The Camperdown Cemetery was established in 1848 on about 13 acres of the 240 acres granted to Governor Bligh, known as the Camperdown Estate. This was the first privately owned and operated Anglican cemetery in Sydney. It was the main cemetery for Sydney from 1849 to 1867. During this time it received over 15,000 interments and was the subject of a state government select committee inquiry. This inquiry was convened to address the mismanagement of a number of cemeteries within Sydney and it found that the accusations directed at the Camperdown Cemetery were founded. Sale of plots was terminated in 1867 and it closed in 1868 but a trickle of burials continued until c. 1920s-1940s (sources conflict on the end date), these being within family and pre-purchased plots and crypts).

Following its closure, the cemetery fell into disrepair. It was reduced in size in the 1950s when Camperdown Memorial Rest Park was established, comprising two distinct sections: the St.
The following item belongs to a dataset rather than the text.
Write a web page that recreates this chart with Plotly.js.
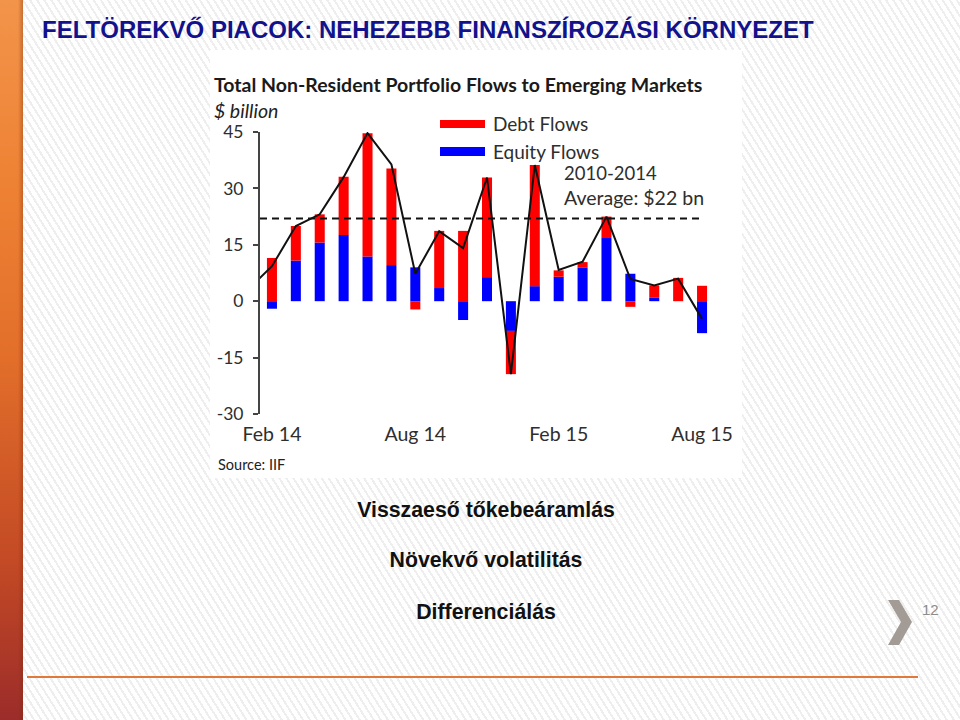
<!DOCTYPE html>
<html>
<head>
<meta charset="utf-8">
<script src="https://cdn.plot.ly/plotly-3.0.1.min.js"></script>
<style>
  html, body { margin: 0; padding: 0; }
  body {
    width: 960px; height: 720px; position: relative; overflow: hidden;
    background: #ffffff repeating-linear-gradient(58deg, #ffffff 0px, #ffffff 4px, #eeeeee 4px, #eeeeee 6px);
    font-family: "Liberation Sans", Arial, sans-serif;
  }
  #leftbar {
    position: absolute; left: 0; top: 0; width: 23px; height: 720px;
    background: linear-gradient(to bottom, #f2944a 0%, #ee8234 25%, #e26e2a 50%, #c34a25 78%, #9c2c2a 100%);
  }
  #leftbar::after {
    content: ""; position: absolute; right: 0; top: 0; width: 5px; height: 100%;
    background: linear-gradient(to right, rgba(120,40,10,0.0), rgba(120,40,10,0.35));
  }
  #title {
    position: absolute; left: 42px; top: 16px; white-space: nowrap; line-height: normal;
    font-weight: bold; font-size: 24px; color: #12128c;
  }
  #chartbg { position: absolute; left: 210px; top: 50px; width: 532px; height: 428px; background: #ffffff; }
  #plot { position: absolute; left: 0; top: 0; width: 960px; height: 720px; }
  .bullet {
    position: absolute; left: 0; width: 972px; text-align: center;
    font-weight: bold; font-size: 21.3px; color: #111;
  }
  #pagenum { position: absolute; left: 922px; top: 601px; font-size: 15px; color: #8c8c8c; }
  #footline { position: absolute; left: 27px; top: 676px; width: 891px; height: 2px; background: #e07a3a; }
  #chev { position: absolute; left: 0; top: 0; }
</style>
</head>
<body>
<div id="leftbar"></div>
<div id="title">FELTÖREKVŐ PIACOK: NEHEZEBB FINANSZÍROZÁSI KÖRNYEZET</div>
<div id="chartbg"></div>
<div id="plot"></div>
<div class="bullet" style="top:498px;">Visszaeső tőkebeáramlás</div>
<div class="bullet" style="top:548px;">Növekvő volatilitás</div>
<div class="bullet" style="top:600px;">Differenciálás</div>
<svg id="chev" width="960" height="720"><polygon points="888,600 899,600 912,622 899,645 888,645 901,622" fill="#a39b95"/></svg>
<div id="pagenum">12</div>
<div id="footline"></div>
<script>
// ---- data (US$ billion) ----
const months = ["Feb 14","Mar 14","Apr 14","May 14","Jun 14","Jul 14","Aug 14","Sep 14","Oct 14","Nov 14","Dec 14","Jan 15",
                "Feb 15","Mar 15","Apr 15","May 15","Jun 15","Jul 15","Aug 15"];
const equityFlows = [-2.0, 10.8, 15.6, 17.6, 11.9, 9.6, 9.0, 3.5, -5.0, 6.4, -7.9, 4.0, 6.5, 9.0, 16.8, 7.3, 0.9, 0.0, -8.5];
const debtFlows   = [11.5, 9.2, 7.5, 15.5, 32.8, 25.7, -2.2, 15.2, 18.7, 26.5, -11.5, 32.2, 1.7, 1.4, 5.7, -1.5, 3.3, 6.2, 4.1];
const totalMonths = ["Jan 14"].concat(months);
const totalFlows  = [3.1, 9.3, 20.0, 23.1, 33.0, 44.7, 36.4, 7.3, 18.6, 14.1, 32.9, -19.4, 36.2, 8.3, 10.5, 22.5, 5.9, 4.2, 6.0, -4.7];
const average2010_2014 = 22;
const tickLabels = ["Feb 14","Aug 14","Feb 15","Aug 15"];
const yTicks = [45, 30, 15, 0, -15, -30];

// positions on a month-index axis
const xIdx = months.map((m, i) => i);
const totalIdx = totalMonths.map(m => months.indexOf(m) >= 0 ? months.indexOf(m) : -1);
const tickIdx = tickLabels.map(t => months.indexOf(t));
const halfYearBounds = [tickIdx[1] - 0.5, tickIdx[2] - 0.5];

// page-pixel -> paper helpers (plot area: x 260..714, y 132..414)
const PL = 260, PR = 714, PT = 132, PB = 414;
const fx = x => (x - PL) / (PR - PL);
const fy = y => (PB - y) / (PB - PT);

const F = "Lato, 'Open Sans', sans-serif";
const txt = "#2e2e2e";

const traces = [
  { type: "bar", name: "Equity Flows", x: xIdx, y: equityFlows, marker: { color: "#0000ff" }, hoverinfo: "y" },
  { type: "bar", name: "Debt Flows", x: xIdx, y: debtFlows, marker: { color: "#ff0000" }, hoverinfo: "y" },
  { type: "scatter", mode: "lines", name: "Total", x: totalIdx, y: totalFlows,
    line: { color: "#111", width: 2 } },
  { type: "scatter", mode: "lines", name: "Average", x: [-0.5, xIdx[xIdx.length - 1]],
    y: [average2010_2014, average2010_2014], line: { color: "#111", width: 2, dash: "7px,5px" } }
];

const layout = {
  width: 960, height: 720,
  margin: { l: PL, r: 960 - PR, t: PT, b: 720 - PB, pad: 0 },
  paper_bgcolor: "rgba(0,0,0,0)", plot_bgcolor: "rgba(0,0,0,0)",
  barmode: "relative", bargap: 0.58,
  showlegend: false,
  font: { family: F, color: txt },
  xaxis: {
    range: [-0.5, 18.5], showline: false, showgrid: false, zeroline: false,
    tickmode: "array", tickvals: tickIdx, ticktext: tickLabels, ticks: "",
    tickfont: { family: F, size: 19.5, color: txt }, ticklabelstandoff: 6, fixedrange: true
  },
  xaxis2: {
    overlaying: "x", anchor: "free", position: 0.4, range: [-0.5, 18.5],
    showline: true, linecolor: "#000", linewidth: 2, showgrid: false, zeroline: false,
    tickmode: "array", tickvals: halfYearBounds, ticks: "outside", ticklen: 4, tickwidth: 1.5,
    tickcolor: "#333", showticklabels: false, side: "bottom"
  },
  yaxis: {
    range: [-30, 45], showgrid: false, zeroline: false, showline: true,
    linecolor: "#444", linewidth: 2, ticks: "outside", ticklen: 5, tickwidth: 2, tickcolor: "#444",
    tickmode: "array", tickvals: yTicks, ticktext: yTicks.map(String),
    tickfont: { family: F, size: 17.5, color: txt }, ticklabelstandoff: 6, fixedrange: true
  },
  shapes: [
    { type: "rect", xref: "paper", yref: "paper", x0: fx(440), x1: fx(485), y0: fy(128), y1: fy(120),
      fillcolor: "#ff0000", line: { width: 0 } },
    { type: "rect", xref: "paper", yref: "paper", x0: fx(440), x1: fx(485), y0: fy(156), y1: fy(147),
      fillcolor: "#0000ff", line: { width: 0 } }
  ],
  annotations: [
    { text: "<b>Total Non-Resident Portfolio Flows to Emerging Markets</b>", xref: "paper", yref: "paper",
      x: fx(212), y: fy(85), xanchor: "left", yanchor: "middle", showarrow: false,
      font: { family: F, size: 19.5, color: "#1a1a1a" } },
    { text: "<i>$ billion</i>", xref: "paper", yref: "paper", x: fx(212), y: fy(110),
      xanchor: "left", yanchor: "middle", showarrow: false, font: { family: F, size: 19.5, color: "#222" } },
    { text: "Debt Flows", xref: "paper", yref: "paper", x: fx(491), y: fy(124),
      xanchor: "left", yanchor: "middle", showarrow: false, font: { family: F, size: 19, color: txt } },
    { text: "Equity Flows", xref: "paper", yref: "paper", x: fx(491), y: fy(151),
      xanchor: "left", yanchor: "middle", showarrow: false, font: { family: F, size: 19, color: txt } },
    { text: "2010-2014", xref: "paper", yref: "paper", x: fx(562), y: fy(173),
      xanchor: "left", yanchor: "middle", showarrow: false, font: { family: F, size: 18.5, color: txt } },
    { text: "Average: $22 bn", xref: "paper", yref: "paper", x: fx(562), y: fy(197),
      xanchor: "left", yanchor: "middle", showarrow: false, font: { family: F, size: 19.5, color: txt } },
    { text: "Source: IIF", xref: "paper", yref: "paper", x: fx(216), y: fy(464),
      xanchor: "left", yanchor: "middle", showarrow: false, font: { family: F, size: 14.5, color: "#222" } }
  ]
};

Plotly.newPlot("plot", traces, layout, { staticPlot: true, displayModeBar: false });
</script>
</body>
</html>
Stephens Church and remaining area of cemetery (within a six foot high sandstone wall) and the Camperdown Memorial Rest Park (without the wall), treated as broadly grassed open space with pockets of tree planting, and, directly south of the graveyard wall, a children's play ground area. The remaining area of cemetery has been managed since the 1970s by the Camperdown Cemetery Trust and the Camperdown Memorial Rest Park is managed by Marrickville Council.

== Heritage listing ==
This building is one of Australia's best Gothic Revival churches on this scale and its unique and historic surroundings render it a building of the highest importance. The church is in a prominent position on the crest of a rise, approximately three miles south west of the city of Sydney. The spire is notable for miles. The cemetery forms a unique close to the Church; it contains numerous fine trees including a large Moreton Fig Tree.

St Stephen's Anglican Church was listed on the New South Wales State Heritage Register on 2 April 1999.